--- Information provided ---
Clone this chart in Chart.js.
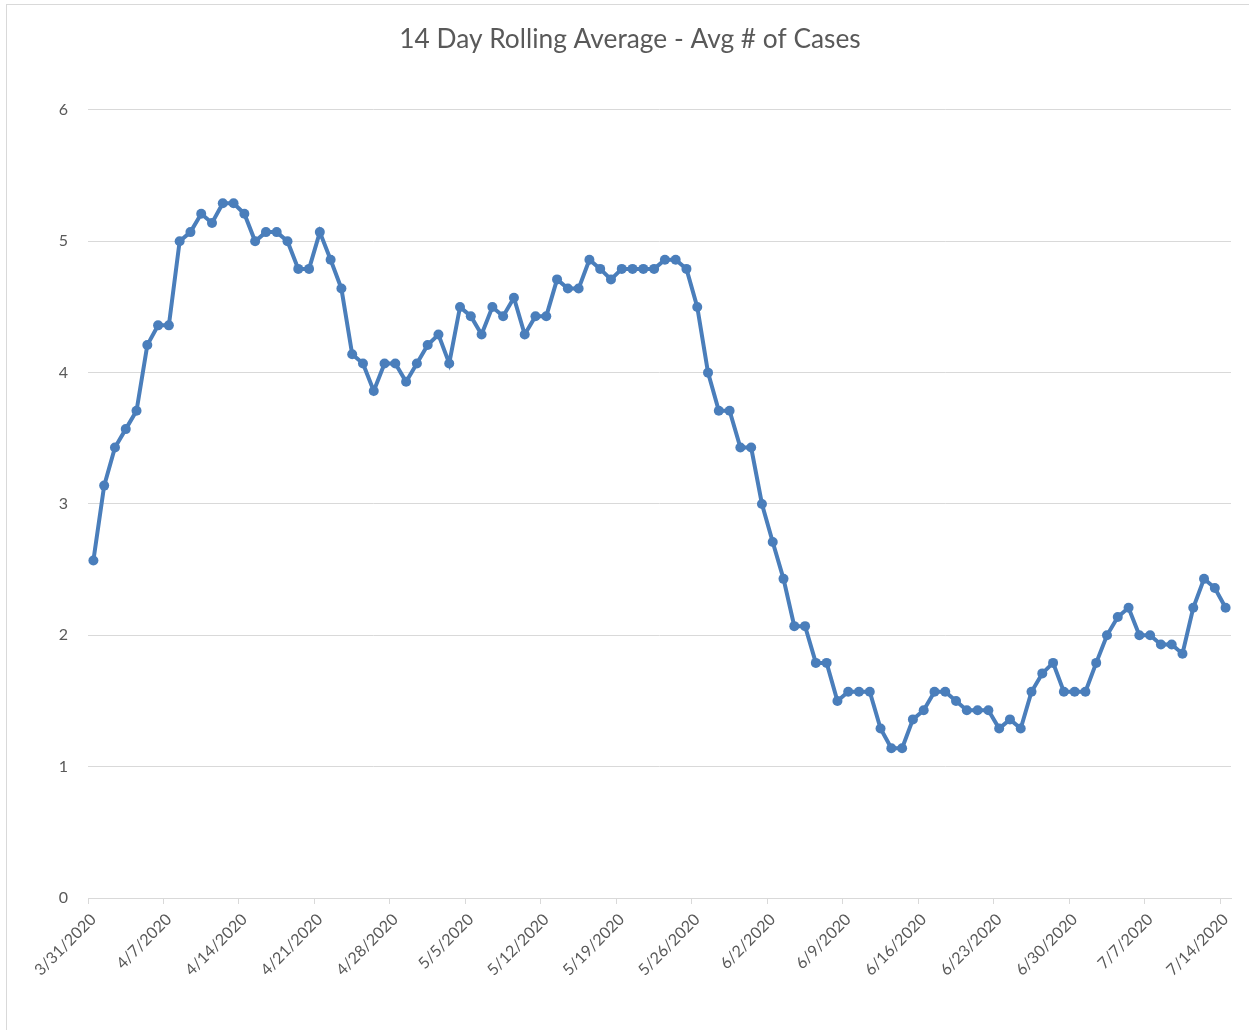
<!DOCTYPE html>
<html>
<head>
<meta charset="utf-8">
<title>14 Day Rolling Average - Avg # of Cases</title>
<script src="https://cdn.jsdelivr.net/npm/chart.js@4.4.1/dist/chart.umd.min.js"></script>
<style>
    html, body { margin: 0; padding: 0; background: #fff; }
    #wrap { position: relative; width: 1249px; height: 1030px; overflow: hidden; }
    #frame {
        position: absolute; left: 6px; top: 4px; width: 1400px; height: 1200px;
        border-left: 1px solid #d9d9d9; border-top: 1px solid #d9d9d9;
    }
    #chart { position: absolute; left: 0; top: 0; }
</style>
</head>
<body>
<div id="wrap">
    <div id="frame"></div>
    <canvas id="chart" width="1249" height="1030"></canvas>
</div>
<script>
// one point per day, 3/31/2020 - 7/14/2020
const dates = [
    '3/31/2020',
    '4/1/2020', '4/2/2020', '4/3/2020', '4/4/2020', '4/5/2020', '4/6/2020', '4/7/2020', '4/8/2020', '4/9/2020', '4/10/2020',
    '4/11/2020', '4/12/2020', '4/13/2020', '4/14/2020', '4/15/2020', '4/16/2020', '4/17/2020', '4/18/2020', '4/19/2020', '4/20/2020',
    '4/21/2020', '4/22/2020', '4/23/2020', '4/24/2020', '4/25/2020', '4/26/2020', '4/27/2020', '4/28/2020', '4/29/2020', '4/30/2020',
    '5/1/2020', '5/2/2020', '5/3/2020', '5/4/2020', '5/5/2020', '5/6/2020', '5/7/2020', '5/8/2020', '5/9/2020', '5/10/2020',
    '5/11/2020', '5/12/2020', '5/13/2020', '5/14/2020', '5/15/2020', '5/16/2020', '5/17/2020', '5/18/2020', '5/19/2020', '5/20/2020',
    '5/21/2020', '5/22/2020', '5/23/2020', '5/24/2020', '5/25/2020', '5/26/2020', '5/27/2020', '5/28/2020', '5/29/2020', '5/30/2020',
    '5/31/2020',
    '6/1/2020', '6/2/2020', '6/3/2020', '6/4/2020', '6/5/2020', '6/6/2020', '6/7/2020', '6/8/2020', '6/9/2020', '6/10/2020',
    '6/11/2020', '6/12/2020', '6/13/2020', '6/14/2020', '6/15/2020', '6/16/2020', '6/17/2020', '6/18/2020', '6/19/2020', '6/20/2020',
    '6/21/2020', '6/22/2020', '6/23/2020', '6/24/2020', '6/25/2020', '6/26/2020', '6/27/2020', '6/28/2020', '6/29/2020', '6/30/2020',
    '7/1/2020', '7/2/2020', '7/3/2020', '7/4/2020', '7/5/2020', '7/6/2020', '7/7/2020', '7/8/2020', '7/9/2020', '7/10/2020',
    '7/11/2020', '7/12/2020', '7/13/2020', '7/14/2020',
];

const avgCases = [
    2.57,
    3.14, 3.43, 3.57, 3.71, 4.21, 4.36, 4.36, 5.00, 5.07, 5.21,
    5.14, 5.29, 5.29, 5.21, 5.00, 5.07, 5.07, 5.00, 4.79, 4.79,
    5.07, 4.86, 4.64, 4.14, 4.07, 3.86, 4.07, 4.07, 3.93, 4.07,
    4.21, 4.29, 4.07, 4.50, 4.43, 4.29, 4.50, 4.43, 4.57, 4.29,
    4.43, 4.43, 4.71, 4.64, 4.64, 4.86, 4.79, 4.71, 4.79, 4.79,
    4.79, 4.79, 4.86, 4.86, 4.79, 4.50, 4.00, 3.71, 3.71, 3.43,
    3.43,
    3.00, 2.71, 2.43, 2.07, 2.07, 1.79, 1.79, 1.50, 1.57, 1.57,
    1.57, 1.29, 1.14, 1.14, 1.36, 1.43, 1.57, 1.57, 1.50, 1.43,
    1.43, 1.43, 1.29, 1.36, 1.29, 1.57, 1.71, 1.79, 1.57, 1.57,
    1.57, 1.79, 2.00, 2.14, 2.21, 2.00, 2.00, 1.93, 1.93, 1.86,
    2.21, 2.43, 2.36, 2.21,
];

const xTickLabels = [
    '3/31/2020', '4/7/2020', '4/14/2020', '4/21/2020', '4/28/2020', '5/5/2020', '5/12/2020', '5/19/2020',
    '5/26/2020', '6/2/2020', '6/9/2020', '6/16/2020', '6/23/2020', '6/30/2020', '7/7/2020', '7/14/2020',
];

const yTicks = [0, 1, 2, 3, 4, 5, 6];

const textColor = '#595959';
const gridColor = '#d9d9d9';
const lineColor = '#4a7ebb';

new Chart(document.getElementById('chart'), {
    type: 'line',
    data: {
        labels: dates,
        datasets: [
            {
                label: 'Avg # of Cases',
                data: avgCases,
                borderColor: lineColor,
                backgroundColor: lineColor,
                borderWidth: 4,
                pointRadius: 5,
                pointBorderWidth: 0,
                pointBackgroundColor: lineColor,
                tension: 0,
            },
        ],
    },
    options: {
        responsive: false,
        animation: false,
        layout: { padding: { left: 29, right: 18, top: 0, bottom: 0 } },
        plugins: {
            legend: { display: false },
            tooltip: { enabled: false },
            title: {
                display: true,
                text: '14 Day Rolling Average - Avg # of Cases',
                color: textColor,
                font: { family: 'Lato', size: 26.3, weight: 'normal' },
                padding: { top: 24, bottom: 54.4 },
            },
        },
        scales: {
            x: {
                offset: true,
                afterFit: scale => { scale.height = 132; },
                grid: {
                    offset: true,
                    drawOnChartArea: false,
                    drawTicks: true,
                    tickLength: 6,
                    // tick marks only at the labelled weekly dates
                    color: ctx => (ctx.tick && xTickLabels.includes(dates[ctx.index]) ? gridColor : 'rgba(0,0,0,0)'),
                },
                border: { color: gridColor, width: 1 },
                ticks: {
                    autoSkip: false,
                    minRotation: 45,
                    maxRotation: 45,
                    padding: 6,
                    color: textColor,
                    font: { family: 'Lato', size: 16 },
                    callback: function (value, index) {
                        const label = dates[index];
                        return xTickLabels.includes(label) ? label : '';
                    },
                },
            },
            y: {
                min: yTicks[0],
                max: yTicks[yTicks.length - 1],
                afterFit: scale => { scale.width = 59; },
                afterBuildTicks: scale => { scale.ticks = yTicks.map(v => ({ value: v })); },
                grid: { color: gridColor, drawTicks: false },
                border: { display: false },
                ticks: {
                    padding: 20,
                    color: textColor,
                    font: { family: 'Lato', size: 16 },
                },
            },
        },
    },
});
</script>
</body>
</html>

--- Exercise prompt ---
Give the data above again in full and unchanged, skipping the pictures.

--- Written response ---
Clone this chart in Chart.js.
<!DOCTYPE html>
<html>
<head>
<meta charset="utf-8">
<title>14 Day Rolling Average - Avg # of Cases</title>
<script src="https://cdn.jsdelivr.net/npm/chart.js@4.4.1/dist/chart.umd.min.js"></script>
<style>
    html, body { margin: 0; padding: 0; background: #fff; }
    #wrap { position: relative; width: 1249px; height: 1030px; overflow: hidden; }
    #frame {
        position: absolute; left: 6px; top: 4px; width: 1400px; height: 1200px;
        border-left: 1px solid #d9d9d9; border-top: 1px solid #d9d9d9;
    }
    #chart { position: absolute; left: 0; top: 0; }
</style>
</head>
<body>
<div id="wrap">
    <div id="frame"></div>
    <canvas id="chart" width="1249" height="1030"></canvas>
</div>
<script>
// one point per day, 3/31/2020 - 7/14/2020
const dates = [
    '3/31/2020',
    '4/1/2020', '4/2/2020', '4/3/2020', '4/4/2020', '4/5/2020', '4/6/2020', '4/7/2020', '4/8/2020', '4/9/2020', '4/10/2020',
    '4/11/2020', '4/12/2020', '4/13/2020', '4/14/2020', '4/15/2020', '4/16/2020', '4/17/2020', '4/18/2020', '4/19/2020', '4/20/2020',
    '4/21/2020', '4/22/2020', '4/23/2020', '4/24/2020', '4/25/2020', '4/26/2020', '4/27/2020', '4/28/2020', '4/29/2020', '4/30/2020',
    '5/1/2020', '5/2/2020', '5/3/2020', '5/4/2020', '5/5/2020', '5/6/2020', '5/7/2020', '5/8/2020', '5/9/2020', '5/10/2020',
    '5/11/2020', '5/12/2020', '5/13/2020', '5/14/2020', '5/15/2020', '5/16/2020', '5/17/2020', '5/18/2020', '5/19/2020', '5/20/2020',
    '5/21/2020', '5/22/2020', '5/23/2020', '5/24/2020', '5/25/2020', '5/26/2020', '5/27/2020', '5/28/2020', '5/29/2020', '5/30/2020',
    '5/31/2020',
    '6/1/2020', '6/2/2020', '6/3/2020', '6/4/2020', '6/5/2020', '6/6/2020', '6/7/2020', '6/8/2020', '6/9/2020', '6/10/2020',
    '6/11/2020', '6/12/2020', '6/13/2020', '6/14/2020', '6/15/2020', '6/16/2020', '6/17/2020', '6/18/2020', '6/19/2020', '6/20/2020',
    '6/21/2020', '6/22/2020', '6/23/2020', '6/24/2020', '6/25/2020', '6/26/2020', '6/27/2020', '6/28/2020', '6/29/2020', '6/30/2020',
    '7/1/2020', '7/2/2020', '7/3/2020', '7/4/2020', '7/5/2020', '7/6/2020', '7/7/2020', '7/8/2020', '7/9/2020', '7/10/2020',
    '7/11/2020', '7/12/2020', '7/13/2020', '7/14/2020',
];

const avgCases = [
    2.57,
    3.14, 3.43, 3.57, 3.71, 4.21, 4.36, 4.36, 5.00, 5.07, 5.21,
    5.14, 5.29, 5.29, 5.21, 5.00, 5.07, 5.07, 5.00, 4.79, 4.79,
    5.07, 4.86, 4.64, 4.14, 4.07, 3.86, 4.07, 4.07, 3.93, 4.07,
    4.21, 4.29, 4.07, 4.50, 4.43, 4.29, 4.50, 4.43, 4.57, 4.29,
    4.43, 4.43, 4.71, 4.64, 4.64, 4.86, 4.79, 4.71, 4.79, 4.79,
    4.79, 4.79, 4.86, 4.86, 4.79, 4.50, 4.00, 3.71, 3.71, 3.43,
    3.43,
    3.00, 2.71, 2.43, 2.07, 2.07, 1.79, 1.79, 1.50, 1.57, 1.57,
    1.57, 1.29, 1.14, 1.14, 1.36, 1.43, 1.57, 1.57, 1.50, 1.43,
    1.43, 1.43, 1.29, 1.36, 1.29, 1.57, 1.71, 1.79, 1.57, 1.57,
    1.57, 1.79, 2.00, 2.14, 2.21, 2.00, 2.00, 1.93, 1.93, 1.86,
    2.21, 2.43, 2.36, 2.21,
];

const xTickLabels = [
    '3/31/2020', '4/7/2020', '4/14/2020', '4/21/2020', '4/28/2020', '5/5/2020', '5/12/2020', '5/19/2020',
    '5/26/2020', '6/2/2020', '6/9/2020', '6/16/2020', '6/23/2020', '6/30/2020', '7/7/2020', '7/14/2020',
];

const yTicks = [0, 1, 2, 3, 4, 5, 6];

const textColor = '#595959';
const gridColor = '#d9d9d9';
const lineColor = '#4a7ebb';

new Chart(document.getElementById('chart'), {
    type: 'line',
    data: {
        labels: dates,
        datasets: [
            {
                label: 'Avg # of Cases',
                data: avgCases,
                borderColor: lineColor,
                backgroundColor: lineColor,
                borderWidth: 4,
                pointRadius: 5,
                pointBorderWidth: 0,
                pointBackgroundColor: lineColor,
                tension: 0,
            },
        ],
    },
    options: {
        responsive: false,
        animation: false,
        layout: { padding: { left: 29, right: 18, top: 0, bottom: 0 } },
        plugins: {
            legend: { display: false },
            tooltip: { enabled: false },
            title: {
                display: true,
                text: '14 Day Rolling Average - Avg # of Cases',
                color: textColor,
                font: { family: 'Lato', size: 26.3, weight: 'normal' },
                padding: { top: 24, bottom: 54.4 },
            },
        },
        scales: {
            x: {
                offset: true,
                afterFit: scale => { scale.height = 132; },
                grid: {
                    offset: true,
                    drawOnChartArea: false,
                    drawTicks: true,
                    tickLength: 6,
                    // tick marks only at the labelled weekly dates
                    color: ctx => (ctx.tick && xTickLabels.includes(dates[ctx.index]) ? gridColor : 'rgba(0,0,0,0)'),
                },
                border: { color: gridColor, width: 1 },
                ticks: {
                    autoSkip: false,
                    minRotation: 45,
                    maxRotation: 45,
                    padding: 6,
                    color: textColor,
                    font: { family: 'Lato', size: 16 },
                    callback: function (value, index) {
                        const label = dates[index];
                        return xTickLabels.includes(label) ? label : '';
                    },
                },
            },
            y: {
                min: yTicks[0],
                max: yTicks[yTicks.length - 1],
                afterFit: scale => { scale.width = 59; },
                afterBuildTicks: scale => { scale.ticks = yTicks.map(v => ({ value: v })); },
                grid: { color: gridColor, drawTicks: false },
                border: { display: false },
                ticks: {
                    padding: 20,
                    color: textColor,
                    font: { family: 'Lato', size: 16 },
                },
            },
        },
    },
});
</script>
</body>
</html>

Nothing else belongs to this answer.